* Prompt
Extract the full listing verbatim and drop any pictures from your copy.

* Exercise input
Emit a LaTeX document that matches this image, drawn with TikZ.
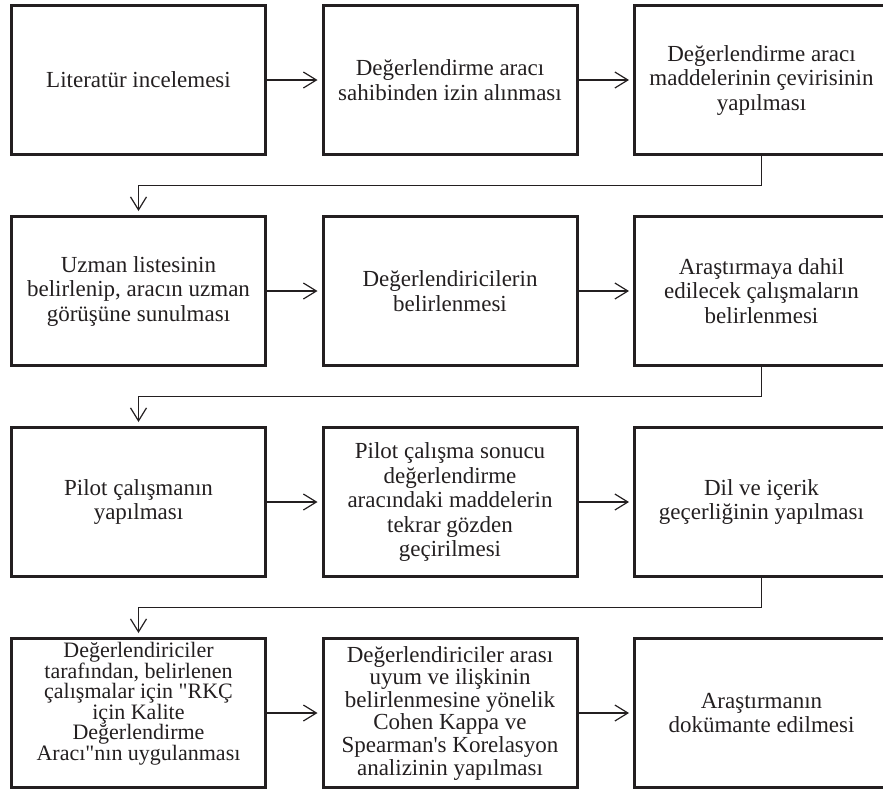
\documentclass[tikz,border=0pt]{standalone}
\usepackage{fontspec}
\setmainfont{Liberation Serif}
\usepackage{xcolor}
\usepackage{tikz}
\usetikzlibrary{
	positioning,    % kutulari birbirine gore yerlestirmek icin
	arrows.meta     % acik ok uclari icin
}
\definecolor{koyu}{HTML}{231F20}
% sik satir araligi icin
\newcommand{\sikyazi}[2]{\fontsize{#1}{#2}\selectfont\lineskiplimit-30pt\relax}

\begin{document}
\begin{tikzpicture}[
		>={Straight Barb[length=13pt,width=16pt]},
		kutu/.style={draw=koyu, line width=3pt, minimum width=254pt, minimum height=149pt,
			inner sep=2pt, align=center, text=koyu,
			font=\fontsize{23pt}{24.5pt}\selectfont},
		metin/.style={inner sep=0pt, align=center, text=koyu},
		ok/.style={->, draw=koyu, line width=1.2pt, shorten >=4pt}
	]
	% Olculer
	\def\ybosluk{59pt}   % satirlar arasi bosluk
	\def\xbosluk{54.5pt} % sutunlar arasi bosluk
	
	% --- Sayfa ---
	\useasboundingbox (0,0) rectangle (883pt,-793pt);
	\clip (0,0) rectangle (883pt,-793pt);
	
	% --- 1. satir ---
	\node[kutu] (lit) at (138.5pt,-80pt) {Literatür incelemesi};
	\node[kutu, right=\xbosluk of lit] (izin) {Değerlendirme aracı\\sahibinden izin alınması};
	\node[kutu, right=\xbosluk of izin] (ceviri) {Değerlendirme aracı\\maddelerinin çevirisinin\\yapılması};
	
	% --- 2. satir ---
	\node[kutu, below=\ybosluk of lit] (uzman) {Uzman listesinin\\belirlenip, aracın uzman\\görüşüne sunulması};
	\node[kutu, right=\xbosluk of uzman] (degerlendirici) {Değerlendiricilerin\\belirlenmesi};
	\node[kutu, right=\xbosluk of degerlendirici] (calisma) {Araştırmaya dahil\\edilecek çalışmaların\\belirlenmesi};
	
	% --- 3. satir ---
	\node[kutu, below=\ybosluk of uzman] (pilot) {Pilot çalışmanın\\yapılması};
	\node[kutu, right=\xbosluk of pilot] (gozden) {Pilot çalışma sonucu\\değerlendirme\\aracındaki maddelerin\\tekrar gözden\\geçirilmesi};
	\node[kutu, right=\xbosluk of gozden] (gecerlik) {Dil ve içerik\\geçerliğinin yapılması};
	
	% --- 4. satir ---
	\node[kutu, below=\ybosluk of pilot] (uygulama) {};
	\node[metin, anchor=north, font=\sikyazi{22pt}{20.6pt}]
		(uygulamametin) at ([yshift=-5pt]uygulama.north)
		{Değerlendiriciler\\tarafından, belirlenen\\çalışmalar için \textquotedbl RKÇ\\için Kalite\\Değerlendirme\\Aracı\textquotedbl nın uygulanması};
	\node[kutu, right=\xbosluk of uygulama, font=\sikyazi{23pt}{22.6pt}] (analiz)
		{Değerlendiriciler arası\\uyum ve ilişkinin\\belirlenmesine yönelik\\Cohen Kappa ve\\Spearman\textquotesingle s Korelasyon\\analizinin yapılması};
	\node[kutu, right=\xbosluk of analiz] (dokuman) {Araştırmanın\\dokümante edilmesi};
	
	% --- Oklar ---
	\draw[ok] (lit) -- (izin);
	\draw[ok] (izin) -- (ceviri);
	\draw[ok] (ceviri.south) -- ++(0,-29.5pt) -| (uzman.north);
	\draw[ok] (uzman) -- (degerlendirici);
	\draw[ok] (degerlendirici) -- (calisma);
	\draw[ok] (calisma.south) -- ++(0,-29.5pt) -| (pilot.north);
	\draw[ok] (pilot) -- (gozden);
	\draw[ok] (gozden) -- (gecerlik);
	\draw[ok] (gecerlik.south) -- ++(0,-29.5pt) -| (uygulama.north);
	\draw[ok] (uygulama) -- (analiz);
	\draw[ok] (analiz) -- (dokuman);
\end{tikzpicture}
\end{document}
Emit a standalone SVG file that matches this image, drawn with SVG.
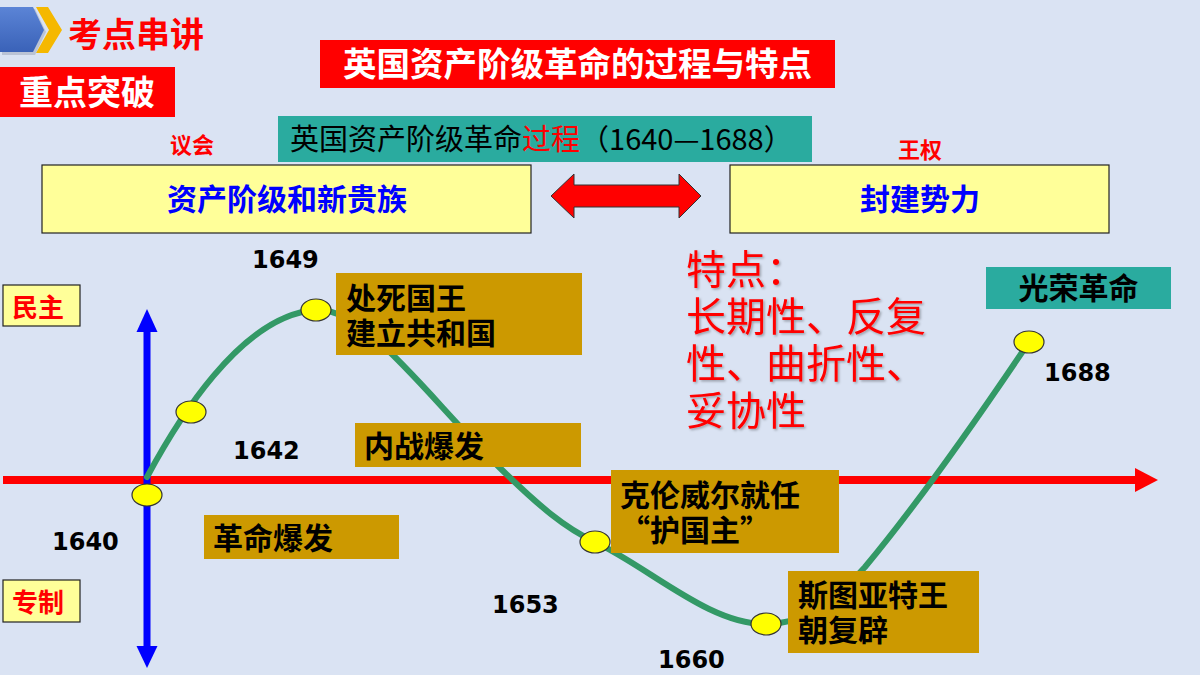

* Exercise solution
Emit a LaTeX document that matches this image, drawn with TikZ.
\documentclass[tikz,border=0pt]{standalone}
\usepackage{fontspec}
\setmainfont{Liberation Serif}
\usepackage{xcolor}
\usepackage{tikz}
\usetikzlibrary{
	positioning,    % kutulari birbirine gore yerlestirmek icin
	arrows.meta     % acik ok uclari icin
}
\definecolor{koyu}{HTML}{231F20}
% sik satir araligi icin
\newcommand{\sikyazi}[2]{\fontsize{#1}{#2}\selectfont\lineskiplimit-30pt\relax}

\begin{document}
\begin{tikzpicture}[
		>={Straight Barb[length=13pt,width=16pt]},
		kutu/.style={draw=koyu, line width=3pt, minimum width=254pt, minimum height=149pt,
			inner sep=2pt, align=center, text=koyu,
			font=\fontsize{23pt}{24.5pt}\selectfont},
		metin/.style={inner sep=0pt, align=center, text=koyu},
		ok/.style={->, draw=koyu, line width=1.2pt, shorten >=4pt}
	]
	% Olculer
	\def\ybosluk{59pt}   % satirlar arasi bosluk
	\def\xbosluk{54.5pt} % sutunlar arasi bosluk
	
	% --- Sayfa ---
	\useasboundingbox (0,0) rectangle (883pt,-793pt);
	\clip (0,0) rectangle (883pt,-793pt);
	
	% --- 1. satir ---
	\node[kutu] (lit) at (138.5pt,-80pt) {Literatür incelemesi};
	\node[kutu, right=\xbosluk of lit] (izin) {Değerlendirme aracı\\sahibinden izin alınması};
	\node[kutu, right=\xbosluk of izin] (ceviri) {Değerlendirme aracı\\maddelerinin çevirisinin\\yapılması};
	
	% --- 2. satir ---
	\node[kutu, below=\ybosluk of lit] (uzman) {Uzman listesinin\\belirlenip, aracın uzman\\görüşüne sunulması};
	\node[kutu, right=\xbosluk of uzman] (degerlendirici) {Değerlendiricilerin\\belirlenmesi};
	\node[kutu, right=\xbosluk of degerlendirici] (calisma) {Araştırmaya dahil\\edilecek çalışmaların\\belirlenmesi};
	
	% --- 3. satir ---
	\node[kutu, below=\ybosluk of uzman] (pilot) {Pilot çalışmanın\\yapılması};
	\node[kutu, right=\xbosluk of pilot] (gozden) {Pilot çalışma sonucu\\değerlendirme\\aracındaki maddelerin\\tekrar gözden\\geçirilmesi};
	\node[kutu, right=\xbosluk of gozden] (gecerlik) {Dil ve içerik\\geçerliğinin yapılması};
	
	% --- 4. satir ---
	\node[kutu, below=\ybosluk of pilot] (uygulama) {};
	\node[metin, anchor=north, font=\sikyazi{22pt}{20.6pt}]
		(uygulamametin) at ([yshift=-5pt]uygulama.north)
		{Değerlendiriciler\\tarafından, belirlenen\\çalışmalar için \textquotedbl RKÇ\\için Kalite\\Değerlendirme\\Aracı\textquotedbl nın uygulanması};
	\node[kutu, right=\xbosluk of uygulama, font=\sikyazi{23pt}{22.6pt}] (analiz)
		{Değerlendiriciler arası\\uyum ve ilişkinin\\belirlenmesine yönelik\\Cohen Kappa ve\\Spearman\textquotesingle s Korelasyon\\analizinin yapılması};
	\node[kutu, right=\xbosluk of analiz] (dokuman) {Araştırmanın\\dokümante edilmesi};
	
	% --- Oklar ---
	\draw[ok] (lit) -- (izin);
	\draw[ok] (izin) -- (ceviri);
	\draw[ok] (ceviri.south) -- ++(0,-29.5pt) -| (uzman.north);
	\draw[ok] (uzman) -- (degerlendirici);
	\draw[ok] (degerlendirici) -- (calisma);
	\draw[ok] (calisma.south) -- ++(0,-29.5pt) -| (pilot.north);
	\draw[ok] (pilot) -- (gozden);
	\draw[ok] (gozden) -- (gecerlik);
	\draw[ok] (gecerlik.south) -- ++(0,-29.5pt) -| (uygulama.north);
	\draw[ok] (uygulama) -- (analiz);
	\draw[ok] (analiz) -- (dokuman);
\end{tikzpicture}
\end{document}
Emit a standalone SVG file that matches this image, drawn with SVG.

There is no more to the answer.